On Wednesday, Yom HaZikaron, we continued our tradition of setting aside a table, draped with the Israeli flag, on which stood a lit yahrtzeit candle. Students took turns learning at that table, doing a "guarding of the lamp", that was lit in memory of all those who gave their lives to protect the State of Israel and the people of Israel. After mincha, Ari Weber (YCT 2015) spoke movingly about the role of silence in our tradition, and different types of silence. At the end of his talk, and in keeping in the tradition of the State of Israel, the yeshiva observed a moment of silence in memory of the fallen.
This mournful period gave way to the celebrations on the following day, Thursday. We began the day with a joyous davening. The Hallel was uplifting and the entire yeshiva was singing along with our wonderful shaliach tzibbur, Sam Klein (YCT 2015).

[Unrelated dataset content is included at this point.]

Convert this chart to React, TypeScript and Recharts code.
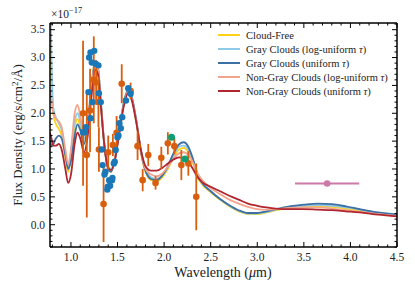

Davening concluded with the reading of the Haftorah, and the prayers for the Tzahal and the State of Israel, and, finally, the singing of HaTikvah.
As our speaker for the day, we were blessed to have Rabbi Yitz Greenberg address the students on, first, the responsibility to see the hand of God in history, and second, the responsibility to take power and use it responsibly. He also talked to students about what it means to be a rabbi of a congregation, and how to strive to both inspire and challenge one's community. Students were moved by his words and his talk truly added depth and meaning to the day.
For the remainder of morning seder, students studied sources on the topic of Eretz Yisrael and Medinat Yisrael, and then heard from a representative from the Israeli Embassy on the current political state of affairs in Israel. We had an Israeli lunch of falafel and schwarma, and ended the day with the singing of Israel songs and the sharing of vignettes of some of our favorite Israel experiences. It was a day of simcha and meaning, and we are thankful to Simon Livson (YCT 2012) for his help in shaping the day and its programming.
Let us pray for the ongoing fulfillment of chazeik yidei miginei eretz kadsheinu (strengthen the hands of those who protect our holy land) and for the ultimate realization of
vi'natata shalom ba'aretz vi'simchat olam li'yoshveha (Grant peace in the land and everlasting joy to its inhabitants). May it come speedily in our days.